— begin Data entries —

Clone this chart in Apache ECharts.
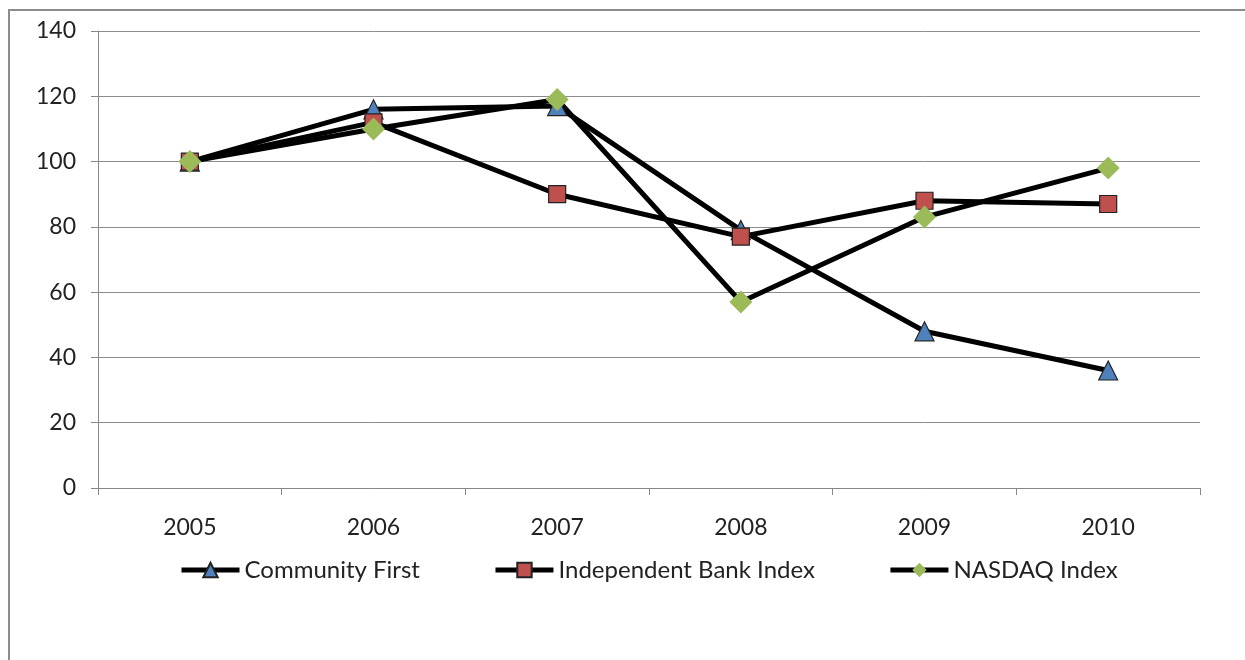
<!DOCTYPE html>
<html>
<head>
<meta charset="utf-8">
<script src="https://cdn.jsdelivr.net/npm/echarts@6/dist/echarts.min.js"></script>
<style>
html,body{margin:0;padding:0;background:#fff;}
#chart{width:1245px;height:660px;}
</style>
</head>
<body>
<div id="chart"></div>
<script>
var years = ['2005', '2006', '2007', '2008', '2009', '2010'];
var communityFirst = [100, 116, 117, 79, 48, 36];
var independentBank = [100, 112, 90, 77, 88, 87];
var nasdaq = [100, 110, 119, 57, 83, 98];

var chart = echarts.init(document.getElementById('chart'));
var font = 'Lato, "Open Sans", sans-serif';

function mkSeries(name, data, symbol, color, size, border) {
    return {
        name: name,
        type: 'line',
        data: data,
        symbol: symbol,
        symbolSize: size,
        lineStyle: {color: '#000', width: 5},
        itemStyle: {color: color, borderColor: border ? '#222' : color, borderWidth: border ? 1.2 : 0},
        emphasis: {disabled: true},
        z: 2
    };
}

var option = {
    backgroundColor: '#fff',
    animation: false,
    textStyle: {fontFamily: font},
    graphic: [{
        type: 'rect',
        shape: {x: 9, y: 10, width: 1260, height: 680},
        style: {fill: 'none', stroke: '#8c8c8c', lineWidth: 2},
        silent: true
    }],
    grid: {left: 98, right: 45, top: 31, bottom: 172},
    legend: {
        bottom: 73,
        left: 174,
        itemGap: 73,
        itemWidth: 58,
        itemHeight: 18,
        lineStyle: {width: 5, color: '#000'},
        textStyle: {fontSize: 24, color: '#222', fontFamily: font},
        data: ['Community First', 'Independent Bank Index', 'NASDAQ Index']
    },
    xAxis: {
        type: 'category',
        data: years,
        boundaryGap: true,
        axisLine: {lineStyle: {color: '#888', width: 1}},
        axisTick: {show: true, length: 7, lineStyle: {color: '#888'}},
        axisLabel: {fontSize: 23, color: '#222', margin: 28},
        splitLine: {show: false}
    },
    yAxis: {
        type: 'value',
        min: 0,
        max: 140,
        interval: 20,
        axisLine: {show: true, lineStyle: {color: '#888', width: 1}},
        axisTick: {show: true, length: 7, lineStyle: {color: '#888'}},
        axisLabel: {fontSize: 23, color: '#222', margin: 22},
        splitLine: {lineStyle: {color: '#8c8c8c', width: 1}}
    },
    series: [
        mkSeries('Community First', communityFirst, 'triangle', '#4f81bd', 19, true),
        mkSeries('Independent Bank Index', independentBank, 'rect', '#c0504d', 17, true),
        mkSeries('NASDAQ Index', nasdaq, 'diamond', '#9bbb59', 23, false)
    ]
};
chart.setOption(option);
</script>
</body>
</html>
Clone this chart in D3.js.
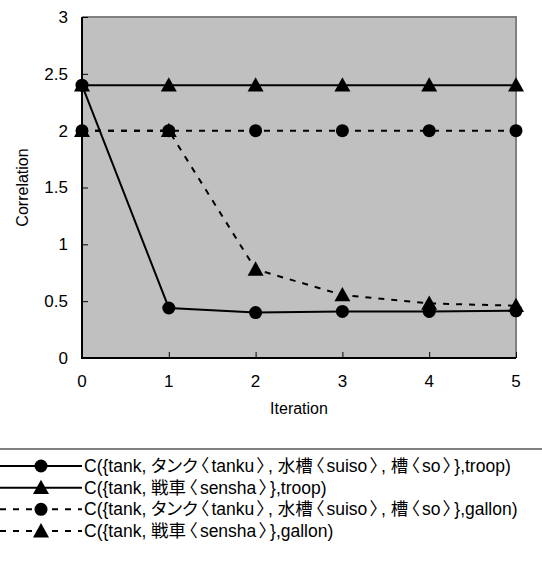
<!DOCTYPE html>
<html><head><meta charset="utf-8">
<script src="https://cdn.jsdelivr.net/npm/d3@7"></script>
<style>body{margin:0;background:#fff;} svg{display:block;} text{font-feature-settings:"palt";}</style>
</head><body>
<svg id="c" width="542" height="572"></svg>
<script>
const iterations = [0, 1, 2, 3, 4, 5];
const yTicks = [0, 0.5, 1, 1.5, 2, 2.5, 3];
const tankuTroop = [2.4, 0.44, 0.40, 0.41, 0.41, 0.415];
const senshaTroop = [2.4, 2.4, 2.4, 2.4, 2.4, 2.4];
const tankuGallon = [2.0, 2.0, 2.0, 2.0, 2.0, 2.0];
const senshaGallon = [2.0, 2.0, 0.78, 0.555, 0.48, 0.46];
const seriesNames = [
  "C({tank, タンク〈tanku〉, 水槽〈suiso〉, 槽〈so〉},troop)",
  "C({tank, 戦車〈sensha〉},troop)",
  "C({tank, タンク〈tanku〉, 水槽〈suiso〉, 槽〈so〉},gallon)",
  "C({tank, 戦車〈sensha〉},gallon)"
];
const seriesValues = [tankuTroop, senshaTroop, tankuGallon, senshaGallon];
const seriesMarker = ["circle", "triangle", "circle", "triangle"];
const seriesDashed = [false, false, true, true];

const font = "'Liberation Sans', 'Noto Sans CJK JP', sans-serif";
const svg = d3.select("#c");
const L = 82, R = 516, T = 17, B = 358;
const x = d3.scaleLinear().domain([0, 5]).range([L, R]);
const y = d3.scaleLinear().domain([0, 3]).range([B, T]);

svg.append("rect").attr("x", L).attr("y", T).attr("width", R - L).attr("height", B - T).attr("fill", "#c0c0c0");
svg.append("path").attr("d", `M${L},${T}H${R}V${B}`).attr("fill", "none").attr("stroke", "#808080").attr("stroke-width", 2);

const yAxis = d3.axisRight(y).tickValues(yTicks).tickSize(6).tickFormat("");
const gy = svg.append("g").attr("transform", `translate(${L},0)`).call(yAxis);
gy.select(".domain").remove();
gy.selectAll(".tick line").attr("stroke", "#000").attr("stroke-width", 1);
const xAxis = d3.axisTop(x).tickValues(iterations).tickSize(6).tickFormat("");
const gx = svg.append("g").attr("transform", `translate(0,${B})`).call(xAxis);
gx.select(".domain").remove();
gx.selectAll(".tick line").attr("stroke", "#000").attr("stroke-width", 1);

svg.append("path").attr("d", `M${L},${T}V${B}H${R}`).attr("fill", "none").attr("stroke", "#000").attr("stroke-width", 2);

svg.append("g").selectAll("text").data(yTicks).join("text")
  .attr("x", L - 14).attr("y", d => y(d)).attr("dy", "0.35em")
  .attr("text-anchor", "end").attr("font-family", font).attr("font-size", 17)
  .text(d => d);
svg.append("g").selectAll("text").data(iterations).join("text")
  .attr("x", d => x(d)).attr("y", B + 29)
  .attr("text-anchor", "middle").attr("font-family", font).attr("font-size", 17)
  .text(d => d);
svg.append("text").attr("x", (L + R) / 2).attr("y", B + 56).attr("text-anchor", "middle")
  .attr("font-family", font).attr("font-size", 16).text("Iteration");
svg.append("text").attr("transform", `translate(28,${(T + B) / 2}) rotate(-90)`).attr("text-anchor", "middle")
  .attr("font-family", font).attr("font-size", 16).text("Correlation");

function marker(g, type, cx, cy) {
  if (type === "circle") {
    g.append("circle").attr("cx", cx).attr("cy", cy).attr("r", 6.5).attr("fill", "#000");
  } else {
    const s = 8;
    g.append("path").attr("d", `M${cx},${cy - s}L${cx + s},${cy + s * 0.8}L${cx - s},${cy + s * 0.8}Z`).attr("fill", "#000");
  }
}

const line = d3.line().x((d, i) => x(iterations[i])).y(d => y(d));
const order = [3, 2, 1, 0];
order.forEach(k => {
  const g = svg.append("g");
  g.append("path").attr("d", line(seriesValues[k])).attr("fill", "none").attr("stroke", "#000")
    .attr("stroke-width", 2).attr("stroke-dasharray", seriesDashed[k] ? "6,7" : null);
  seriesValues[k].forEach((v, i) => marker(g, seriesMarker[k], x(iterations[i]), y(v)));
});

svg.append("line").attr("x1", 0).attr("x2", 542).attr("y1", 449).attr("y2", 449).attr("stroke", "#808080").attr("stroke-width", 2);
const rowY = d3.scaleLinear().domain([0, 3]).range([466, 531]);
seriesNames.forEach((name, k) => {
  const g = svg.append("g");
  const cy = rowY(k);
  g.append("line").attr("x1", 0).attr("x2", 82).attr("y1", cy).attr("y2", cy).attr("stroke", "#000")
    .attr("stroke-width", 2).attr("stroke-dasharray", seriesDashed[k] ? "6,7" : null);
  marker(g, seriesMarker[k], 41, cy);
  const t = g.append("text").attr("x", 84).attr("y", cy).attr("dy", "0.35em").attr("font-family", font)
    .attr("font-size", 17.5);
  const parts = name.split(/([〈〉])/).filter(p => p.length);
  let prevBracket = false;
  parts.forEach(p => {
    const isBr = p === "〈" || p === "〉";
    t.append("tspan").attr("dx", (isBr || prevBracket) ? 2.5 : 0).text(p);
    prevBracket = isBr;
  });
});
</script>
</body></html>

— end Data entries —

• [What you have to do]
Give every line of the material that includes the string "this".

• [The response]
Clone this chart in Apache ECharts.
Clone this chart in D3.js.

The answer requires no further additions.